Abstract

The present work proposes an integration of a novel fin structure and Al2O3 nanoparticles as an enhancement technology to improve the melting performance of phase change materials (PCMs) for latent heat thermal energy storage systems. A mathematical model of the melting process of PCMs with nanoparticles in a triple-tube heat exchanger is formulated and validated against the experimental data. The effect of different fin layouts and different volume fractions of nanoparticles on the melting process is discussed and reported, including the evolution and deformation of solid–liquid interfaces, the distribution of isotherms, and the time-varying profile of liquid fraction and average temperature over the entire melting process.
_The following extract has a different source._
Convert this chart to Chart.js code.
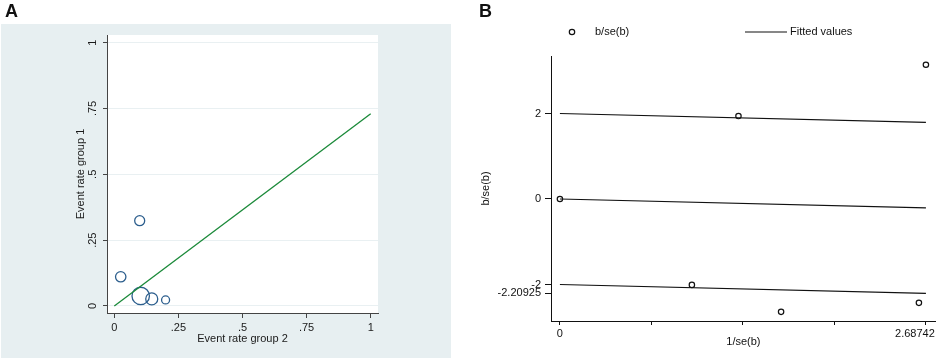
<!DOCTYPE html>
<html><head><meta charset="utf-8">
<script src="https://cdn.jsdelivr.net/npm/chart.js@4.4.0/dist/chart.umd.min.js"></script>
<style>
html,body{margin:0;padding:0;background:#fff;width:941px;height:360px;overflow:hidden}
#a{position:absolute;left:0;top:0}
#b{position:absolute;left:470px;top:0}
.lbl{position:absolute;font:bold 18px "Liberation Sans",Arial,sans-serif;line-height:18px;color:#111}
</style></head><body>
<canvas id="a" width="470" height="360"></canvas>
<canvas id="b" width="471" height="360"></canvas>
<div class="lbl" style="left:5px;top:2px">A</div>
<div class="lbl" style="left:479px;top:2px">B</div>
<script>
const FONT_A = '"Liberation Sans", Arial, sans-serif';
const FONT_B = '"Liberation Sans", Arial, sans-serif';
const SIZE_B = 11;

// ---- Panel A data ----
const rateGroup2 = [0.099, 0.025, 0.103, 0.146, 0.200];
const rateGroup1 = [0.324, 0.111, 0.038, 0.027, 0.023];
const studyWeight = [25, 27, 76, 36, 16];
const refLineX = [0, 1];
const refLineY = [0, 0.73];
const aTickValues = [0, 0.25, 0.5, 0.75, 1];
const aTickLabels = ['0', '.25', '.5', '.75', '1'];

// ---- Panel B data ----
const invSe = [0, 0.969, 1.311, 1.624, 2.636, 2.68742];
const bOverSe = [0, -2.01, 1.94, -2.64, -2.43, 3.14];
const fitX = [0, 2.68742];
const fitMid = [0, -0.20925];
const fitUpper = [2, 1.79075];
const fitLower = [-2, -2.20925];
const bXTickValues = [0, 0.671855, 1.34371, 2.015565, 2.68742];
const bXTickLabels = ['0', '', '', '', '2.68742'];
const bYTickValues = [-2.20925, -2, 0, 2];
const bYTickLabels = ['-2.20925', '-2', '0', '2'];

function zeroPad(s){ s.paddingLeft = 0; s.paddingRight = 0; s.paddingTop = 0; s.paddingBottom = 0; }

const bgA = {
  id: 'bgA',
  beforeDraw(c) {
    const ctx = c.ctx, a = c.chartArea;
    ctx.save();
    ctx.fillStyle = '#e7eff1';
    ctx.fillRect(1, 24, 450, 334);
    ctx.fillStyle = '#ffffff';
    ctx.fillRect(a.left, a.top, a.right - a.left, a.bottom - a.top);
    ctx.restore();
  }
};

new Chart(document.getElementById('a'), {
  type: 'scatter',
  data: {
    datasets: [
      {
        data: refLineX.map((x, i) => ({x, y: refLineY[i]})),
        showLine: true, borderColor: '#1b8a3a', borderWidth: 1.3,
        pointRadius: 0, fill: false
      },
      {
        data: rateGroup2.map((x, i) => ({x, y: rateGroup1[i]})),
        pointRadius: ctx => Math.sqrt(studyWeight[ctx.dataIndex] || 0),
        pointBorderColor: '#2c5e8d', pointBackgroundColor: 'rgba(0,0,0,0)',
        pointBorderWidth: 1.3, showLine: false
      }
    ]
  },
  options: {
    responsive: false, animation: false, devicePixelRatio: 1,
    layout: {padding: {left: 74, top: 35, right: 92, bottom: 14}},
    plugins: {legend: {display: false}, tooltip: {enabled: false}},
    scales: {
      x: {
        type: 'linear', min: -0.0285, max: 1.0285,
        afterBuildTicks: s => { s.ticks = aTickValues.map(v => ({value: v})); },
        afterFit: s => { s.height = 33; zeroPad(s); },
        grid: {drawOnChartArea: false, tickLength: 5, tickColor: '#444', tickWidth: 1},
        border: {color: '#444', width: 1},
        ticks: {padding: 3, color: '#1a1a1a', font: {family: FONT_A, size: 11},
                callback: (v, i) => aTickLabels[i], maxRotation: 0, autoSkip: false},
        title: {display: true, text: 'Event rate group 2', color: '#1a1a1a',
                font: {family: FONT_A, size: 11}, padding: 0}
      },
      y: {
        type: 'linear', min: -0.0266, max: 1.029,
        afterBuildTicks: s => { s.ticks = aTickValues.map(v => ({value: v})); },
        afterFit: s => { s.width = 33; zeroPad(s); },
        grid: {color: '#e9f0f2', lineWidth: 1, tickLength: 4, tickColor: '#444', tickWidth: 1},
        border: {color: '#444', width: 1},
        ticks: {padding: 2, color: '#1a1a1a', font: {family: FONT_A, size: 11},
                minRotation: 90, maxRotation: 90, crossAlign: 'center',
                callback: (v, i) => aTickLabels[i], autoSkip: false},
        title: {display: true, text: 'Event rate group 1', color: '#1a1a1a',
                font: {family: FONT_A, size: 11}, padding: 0}
      }
    }
  },
  plugins: [bgA]
});

const legendB = {
  id: 'legendB',
  beforeDraw(c) {
    const s = c.scales.x;
    const items = s.getLabelItems();
    for (const it of items) {
      if (it.label === bXTickLabels[bXTickLabels.length - 1]) {
        it.options.textAlign = 'right';
        it.options.translation = [c.chartArea.right - 1, it.options.translation[1]];
      }
    }
  },
  afterDraw(c) {
    const ctx = c.ctx;
    ctx.save();
    ctx.strokeStyle = '#111'; ctx.fillStyle = '#111'; ctx.lineWidth = 1.2;
    ctx.beginPath(); ctx.arc(102, 32, 2.7, 0, Math.PI * 2); ctx.stroke();
    ctx.beginPath(); ctx.moveTo(275, 32); ctx.lineTo(317, 32); ctx.stroke();
    ctx.font = SIZE_B + 'px ' + FONT_B; ctx.textBaseline = 'middle'; ctx.textAlign = 'left';
    ctx.fillText('b/se(b)', 125, 32);
    ctx.fillText('Fitted values', 320, 32);
    ctx.restore();
  }
};

const lineStyle = {showLine: true, borderColor: '#111', borderWidth: 1.2, pointRadius: 0, fill: false};

new Chart(document.getElementById('b'), {
  type: 'scatter',
  data: {
    datasets: [
      Object.assign({data: fitX.map((x, i) => ({x, y: fitUpper[i]}))}, lineStyle),
      Object.assign({data: fitX.map((x, i) => ({x, y: fitMid[i]}))}, lineStyle),
      Object.assign({data: fitX.map((x, i) => ({x, y: fitLower[i]}))}, lineStyle),
      {
        data: invSe.map((x, i) => ({x, y: bOverSe[i]})),
        pointRadius: 2.7, pointBorderColor: '#111', pointBackgroundColor: 'rgba(0,0,0,0)',
        pointBorderWidth: 1.2, showLine: false
      }
    ]
  },
  options: {
    responsive: false, animation: false, devicePixelRatio: 1,
    layout: {padding: {left: 9, top: 56, right: 2, bottom: 11}},
    plugins: {legend: {display: false}, tooltip: {enabled: false}},
    scales: {
      x: {
        type: 'linear', min: -0.0655, max: 2.760,
        afterBuildTicks: s => { s.ticks = bXTickValues.map(v => ({value: v})); },
        afterFit: s => { s.height = 28; zeroPad(s); },
        grid: {drawOnChartArea: false, tickLength: 4, tickColor: '#111', tickWidth: 1},
        border: {color: '#111', width: 1},
        ticks: {padding: 2, color: '#111', font: {family: FONT_B, size: SIZE_B},
                callback: (v, i) => bXTickLabels[i], maxRotation: 0, autoSkip: false},
        title: {display: true, text: '1/se(b)', color: '#111',
                font: {family: FONT_B, size: SIZE_B}, padding: 0}
      },
      y: {
        type: 'linear', min: -2.854, max: 3.345,
        afterBuildTicks: s => { s.ticks = bYTickValues.map(v => ({value: v})); },
        afterFit: s => { s.width = 72; zeroPad(s); },
        grid: {drawOnChartArea: false, tickLength: 6, tickColor: '#111', tickWidth: 1},
        border: {color: '#111', width: 1},
        ticks: {padding: 4, color: '#111', font: {family: FONT_B, size: SIZE_B},
                callback: (v, i) => bYTickLabels[i], autoSkip: false},
        title: {display: true, text: 'b/se(b)', color: '#111',
                font: {family: FONT_B, size: SIZE_B}, padding: 0}
      }
    }
  },
  plugins: [legendB]
});
</script>
</body></html>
The results indicate that the melting characteristic is improved by applying the enhanced strategies of novel fins and nanoparticles. Compared to the original structure, the melting time of four different novel fins is reduced by 80.35%, 77.62%, 77.33%, and 80.65%, respectively, which are attributed to the heat transfer enhancement by adding fin configurations to the system. Al2O3 nanoparticles (at 3%, 6%, and 9%) are integrated into the PCMs, and the results show that the melting time is decreased by 13.1%, 15.6%, and 18.8%, respectively. It can be concluded that the combination of fins and nanoparticles is an efficient way to enhance the meting process of phase change materials for thermal energy storage systems.